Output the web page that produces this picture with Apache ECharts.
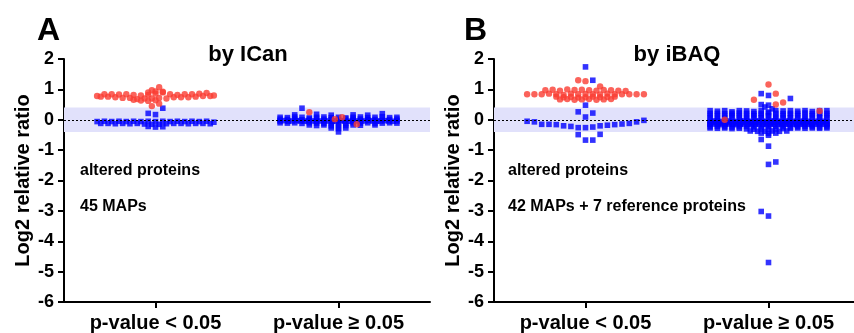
<!DOCTYPE html>
<html><head><meta charset="utf-8">
<script src="https://cdn.jsdelivr.net/npm/echarts@6/dist/echarts.min.js"></script>
<style>html,body{margin:0;padding:0;background:#fff}#c{width:854px;height:333px}</style>
</head><body><div id="c"></div>
<script>
// ---- data ----
const categories = ['p-value < 0.05', 'p-value \u2265 0.05'];
const yMin = -6, yMax = 2, yStep = 1;
const bandLow = -0.4, bandHigh = 0.4;
const panelLetters = ['A', 'B'];
const panelTitles = ['by ICan', 'by iBAQ'];
const noteLine1 = ['altered proteins', 'altered proteins'];
const noteLine2 = ['45 MAPs', '42 MAPs + 7 reference proteins'];
const yName = 'Log2 relative ratio';

// Each inner array is one horizontal row of the dot plot (null = empty slot)
const icanSigRed = [
  [0.97, 1.07],
  [0.9, 0.93, 0.9],
  [0.78, 0.84, 0.84, 0.83, 0.84, 0.82, 0.8, 0.82, 0.86, 0.92, 0.84, 0.82, 0.84, 0.84, 0.86, 0.88, 0.8],
  [0.76, 0.76, 0.74, 0.72, 0.72, 0.68, 0.7, 0.7, 0.72, 0.7, 0.74, 0.74, 0.74, 0.76, 0.78, 0.78],
  [0.66, 0.63, 0.62, 0.64, null, null, null],
  [0.45, 0.53]
];
const icanSigBlue = [
  [null, null, 0.38],
  [0.21, 0.17, null],
  [-0.06, -0.05, -0.06, -0.05, -0.06, -0.05, -0.06, -0.05, -0.06, -0.05, -0.06, -0.05, -0.06, -0.05, -0.06, -0.05, -0.08],
  [-0.12, -0.12, -0.13, -0.12, -0.13, -0.12, -0.14, -0.15, -0.15, -0.13, -0.12, -0.12, -0.13, -0.12, -0.12, -0.13],
  [-0.22, -0.24, -0.23]
];
const icanNsRed = [
  [0.25, null, null, null, null, null, null, null, null],
  [0.02, 0.08],
  [null, null, null, null, null, -0.15]
];
const icanNsBlue = [
  [0.38, null, null, null, null, null, null, null, null, null, null],
  [null, null, 0.16, null, null, 0.18, null, 0.15, null, null, 0.16, null, 0.15, null, 0.2, null, null],
  [0.08, 0.07, 0.09, 0.08, 0.06, 0.08, 0.09, 0.07, 0.08, 0.06, 0.08, 0.09, 0.07, 0.08, 0.1, 0.07, 0.08],
  [0.02, 0.01, 0.02, 0.0, 0.02, 0.01, 0.02, 0.0, 0.01, 0.02, 0.01, 0.02, 0.0, 0.01, 0.02, 0.01, 0.02],
  [-0.04, -0.03, -0.05, -0.04, -0.03, -0.04, -0.05, -0.03, -0.04, -0.05, -0.04, -0.03, -0.04, -0.05, -0.04, -0.03, -0.04, -0.05, -0.03, -0.04, -0.05, -0.04, -0.03, -0.04, -0.05, -0.04, -0.03, -0.04, -0.05, -0.04],
  [-0.1, -0.11, -0.1, -0.12, -0.1, -0.11, -0.12, -0.1, -0.11, -0.12, -0.1, -0.11, -0.1, -0.12, -0.11, -0.1, -0.11],
  [null, null, null, null, -0.17, -0.19, -0.17, -0.2, -0.21, -0.19, -0.17, -0.18, null, -0.17, null, null, null],
  [-0.27, -0.29, -0.27],
  [-0.4]
];
const ibaqSigRed = [
  [1.3, 1.27, null],
  [null, null, null, null, 1.1],
  [0.97, 0.99, 0.96, 1.0, 0.98, 0.99, 0.97, 0.96, 0.98, 0.97, 0.96, 0.95],
  [0.84, 0.84, 0.84, 0.86, 0.84, 0.82, 0.86, 0.84, 0.85, 0.84, 0.83, 0.86, 0.84, 0.84, 0.84, 0.84, 0.84],
  [0.76, 0.74, 0.75, 0.73, 0.74, 0.76, 0.74, 0.75, 0.76],
  [0.67, 0.68, 0.66, 0.67, 0.68, 0.66, 0.67, 0.68]
];
const ibaqSigBlue = [
  [1.74],
  [null, null, 1.3],
  [0.48],
  [0.26, null, 0.22],
  [0.09],
  [-0.05, -0.07, -0.15, -0.15, -0.16, -0.2, -0.22, -0.26, -0.26, -0.24, -0.2, -0.18, -0.16, -0.14, -0.12, -0.07, -0.02],
  [null, -0.49, null, null, -0.48],
  [null, -0.67, -0.67]
];
const ibaqNsRed = [
  [1.16],
  [null, null, 0.86],
  [0.66, null, null, null, null],
  [null, null, null, 0.5, 0.57],
  [0.0, null, null, null, null, null, null, null, null, null, null, null, null],
  [null, null, null, null, null, null, null, null, null, null, null, null, null, null, 0.29]
];
const ibaqNsBlue = [
  [0.86, 0.8, null],
  [null, null, null, null, null, null, 0.7],
  [0.5, 0.48, null],
  [0.42, 0.36],
  [0.3, 0.28, 0.3, 0.26, 0.3, 0.29, 0.27, 0.3, 0.25, 0.3, 0.29, 0.3, 0.28, 0.3, 0.27, 0.3, 0.3],
  [0.21, 0.21, 0.2, 0.21, 0.22, 0.21, 0.2, 0.21, 0.22, 0.21, 0.2, 0.21, 0.21, 0.22, 0.2, 0.21, 0.21],
  [0.13, 0.12, 0.13, 0.14, 0.13, 0.12, 0.13, 0.14, 0.13, 0.12, 0.13, 0.14, 0.13, 0.12, 0.13, 0.14, 0.13],
  [0.05, 0.04, 0.05, 0.06, 0.05, 0.04, 0.05, 0.06, 0.05, 0.04, 0.05, 0.06, 0.05, 0.04, 0.05, 0.06, 0.05],
  [-0.05, -0.04, -0.05, -0.06, -0.05, -0.04, -0.05, -0.06, -0.05, -0.04, -0.05, -0.06, -0.05, -0.04, -0.05, -0.06, -0.05, -0.04, -0.05, -0.06, -0.05, -0.04, -0.05, -0.06, -0.05, -0.04, -0.05, -0.06, -0.05, -0.04, -0.05, -0.06],
  [-0.1, -0.09, -0.1, -0.11, -0.1, -0.09, -0.1, -0.11, -0.1, -0.09, -0.1, -0.11, -0.1, -0.09, -0.1, -0.11, -0.1, -0.09, -0.1, -0.11, -0.1, -0.09, -0.1, -0.11, -0.1, -0.09, -0.1, -0.11, -0.1, -0.09, -0.1, -0.11],
  [-0.15, -0.14, -0.15, -0.16, -0.15, -0.14, -0.15, -0.16, -0.15, -0.14, -0.15, -0.16, -0.15, -0.14, -0.15, -0.16, -0.15, -0.14, -0.15, -0.16, -0.15, -0.14, -0.15, -0.16, -0.15, -0.14, -0.15, -0.16, -0.15, -0.14, -0.15, -0.16],
  [-0.23, -0.22, -0.23, -0.24, -0.23, -0.22, -0.23, -0.24, -0.23, -0.22, -0.23, -0.24, -0.23, -0.22, -0.23, -0.24, -0.23],
  [-0.27, -0.28, -0.27, -0.29, -0.28, -0.3, -0.31, -0.3, -0.31, -0.3, -0.29, -0.28, -0.27, -0.28, -0.27, -0.28, -0.27],
  [-0.37, -0.38, -0.38, -0.37, -0.38, -0.37],
  [-0.44, -0.45, -0.44],
  [-0.65, -0.51, null],
  [-0.87],
  [null, -1.47, -1.39],
  [-3.02, -3.17, null],
  [-4.7]
];

// ---- layout ----
const FONT = '"Liberation Sans", Arial, Helvetica, sans-serif';
const GRID_W = 366;
const PX_UNIT = GRID_W / 2;   // px per category step
const PITCH = 7.3;            // horizontal dot pitch in px
const MAX_W = 117;            // max row width in px

function swarm(rows, cat) {
  const out = [];
  rows.forEach(row => {
    const n = row.length;
    const p = n > 1 ? Math.min(PITCH, MAX_W / (n - 1)) : 0;
    row.forEach((v, i) => {
      if (v !== null) out.push([cat + (i - (n - 1) / 2) * p / PX_UNIT, v]);
    });
  });
  return out;
}

const RED = '#fa3c32', BLUE = '#0000ff';
const grids = [
  {left: 64, width: GRID_W, top: 59, bottom: 31},
  {left: 494, width: GRID_W, top: 59, bottom: 31}
];
const panels = [
  {red: [icanSigRed, icanNsRed], blue: [icanSigBlue, icanNsBlue]},
  {red: [ibaqSigRed, ibaqNsRed], blue: [ibaqSigBlue, ibaqNsBlue]}
];

const xAxes = [], yAxes = [], series = [];
grids.forEach((g, gi) => {
  xAxes.push({
    type: 'category', gridIndex: gi, data: categories, position: 'bottom',
    axisLine: {show: true, onZero: false, lineStyle: {color: '#000', width: 2}},
    axisTick: {show: true, alignWithLabel: true, length: 6, lineStyle: {color: '#000', width: 2}},
    axisLabel: {color: '#000', fontFamily: FONT, fontWeight: 'bold', fontSize: 20, margin: 11},
    splitLine: {show: false}
  });
  xAxes.push({type: 'value', gridIndex: gi, min: -0.5, max: 1.5, show: false,
    axisLine: {onZero: false}, splitLine: {show: false}});
  yAxes.push({
    type: 'value', gridIndex: gi, min: yMin, max: yMax, interval: yStep, position: 'left',
    name: yName, nameLocation: 'middle', nameGap: 31, nameRotate: 90,
    nameTextStyle: {color: '#000', fontFamily: FONT, fontWeight: 'bold', fontSize: 20},
    axisLine: {show: true, onZero: false, lineStyle: {color: '#000', width: 2}},
    axisTick: {show: true, length: 6, lineStyle: {color: '#000', width: 2}},
    axisLabel: {color: '#000', fontFamily: FONT, fontWeight: 'bold', fontSize: 18, margin: 10},
    splitLine: {show: false}
  });
  const xi = gi * 2 + 1;
  series.push({
    type: 'line', xAxisIndex: xi, yAxisIndex: gi, data: [[0, 0]], showSymbol: false, silent: true,
    lineStyle: {opacity: 0}, z: 1,
    markArea: {silent: true, itemStyle: {color: '#e1e1fb'}, data: [[{yAxis: bandLow}, {yAxis: bandHigh}]]},
    markLine: {silent: true, symbol: 'none', label: {show: false},
      lineStyle: {color: '#000', type: [2, 2], width: 1}, data: [{yAxis: 0}]}
  });
  const p = panels[gi];
  series.push({
    type: 'scatter', xAxisIndex: xi, yAxisIndex: gi, symbol: 'rect', symbolSize: 5.6, z: 4,
    itemStyle: {color: BLUE}, silent: true,
    data: swarm(p.blue[0], 0).concat(swarm(p.blue[1], 1))
  });
  series.push({
    type: 'scatter', xAxisIndex: xi, yAxisIndex: gi, symbol: 'circle', symbolSize: 6.4, z: 5,
    itemStyle: {color: RED}, silent: true,
    data: swarm(p.red[0], 0).concat(swarm(p.red[1], 1))
  });
});

const txt = (text, x, y, size, align) => ({
  type: 'text', x, y, silent: true,
  style: {text, fill: '#000', font: 'bold ' + size + 'px ' + FONT, textAlign: align || 'left', textVerticalAlign: 'middle'}
});
const graphics = [
  txt(panelLetters[0], 37, 31, 32), txt(panelLetters[1], 464, 31, 32),
  txt(panelTitles[0], 248, 55, 22, 'center'), txt(panelTitles[1], 677, 55, 22, 'center'),
  txt(noteLine1[0], 80, 171, 16), txt(noteLine2[0], 80, 207, 16),
  txt(noteLine1[1], 508, 171, 16), txt(noteLine2[1], 508, 207, 16)
];

const chart = echarts.init(document.getElementById('c'), null, {renderer: 'canvas'});
chart.setOption({
  animation: false,
  backgroundColor: '#fff',
  grid: grids.map(g => Object.assign({containLabel: false, outerBoundsMode: 'none'}, g)),
  xAxis: xAxes, yAxis: yAxes, series, graphic: graphics
});
</script></body></html>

━━━━━━

_Short exercise_
Reproduce only the lines from the beginning of the data through the line that contains "const yName = 'Log2 relative ratio';", both included, and please drop the pictures.

_Complete response_
Output the web page that produces this picture with Apache ECharts.
<!DOCTYPE html>
<html><head><meta charset="utf-8">
<script src="https://cdn.jsdelivr.net/npm/echarts@6/dist/echarts.min.js"></script>
<style>html,body{margin:0;padding:0;background:#fff}#c{width:854px;height:333px}</style>
</head><body><div id="c"></div>
<script>
// ---- data ----
const categories = ['p-value < 0.05', 'p-value \u2265 0.05'];
const yMin = -6, yMax = 2, yStep = 1;
const bandLow = -0.4, bandHigh = 0.4;
const panelLetters = ['A', 'B'];
const panelTitles = ['by ICan', 'by iBAQ'];
const noteLine1 = ['altered proteins', 'altered proteins'];
const noteLine2 = ['45 MAPs', '42 MAPs + 7 reference proteins'];
const yName = 'Log2 relative ratio';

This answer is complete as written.